TOKYO, March 24 (Reuters) - Japanese government bond
(JGB) yields rose on Monday, following U.S. Treasury yields
higher, as a risk-off mood spread ahead of a looming deadline
for another round of U.S. tariffs to come into effect.
The 10-year JGB yield was up 1.5 basis points
(bps) at 1.535%, 10-year JGB futures fell 0.15 points
to 137.88 yen.
Investors bought less risky assets as they awaited more
details on levies that the United States has said will be
implemented on April 2.
The U.S. benchmark 10-year Treasury yield rose on Friday but
held in the relatively tight range it has traded in this month
as investors balanced uncertainty over the impact of tariffs
with the likelihood that the Federal Reserve will keep rates
unchanged for the time being.
U.S. Treasury yields climbed higher during Asian trading
hours on Monday, putting upward pressure on JGB yields.

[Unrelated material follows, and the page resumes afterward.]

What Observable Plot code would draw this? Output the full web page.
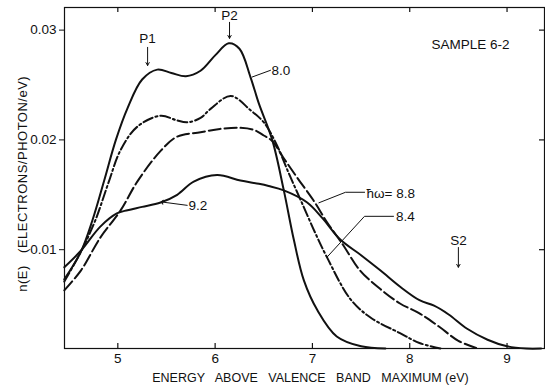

The impact of rising trade tensions has been keeping the
Bank of Japan on guard as well.
The Japanese central bank stood pat on Wednesday and warned
of heightening global economic uncertainty, suggesting the
timing of rate hikes will depend largely on the fallout from
potentially higher U.S. tariffs.
BOJ Governor Kazuo Ueda's remarks following the decision
were "largely balanced", giving market participants little
reason to shift expectations for further monetary policy
normalisation, Mizuho Securities Chief Bond Strategist Noriatsu
Tanji and Market Analyst Yurie Suzuki wrote in a note.
"Still, the fact that the meeting did not prompt a further
rise in rates may help stabilize the market mood amid a growing
sense that recent weakness may be winding down," they added.
The five-year yield ticked up 1 bp to 1.13%,
while the two-year JGB yield was untraded as of
0530 GMT.
The 20-year JGB yield climbed 1 bp to 2.275%.
The 30-year JGB yield rose 1.5 bp to 2.605%.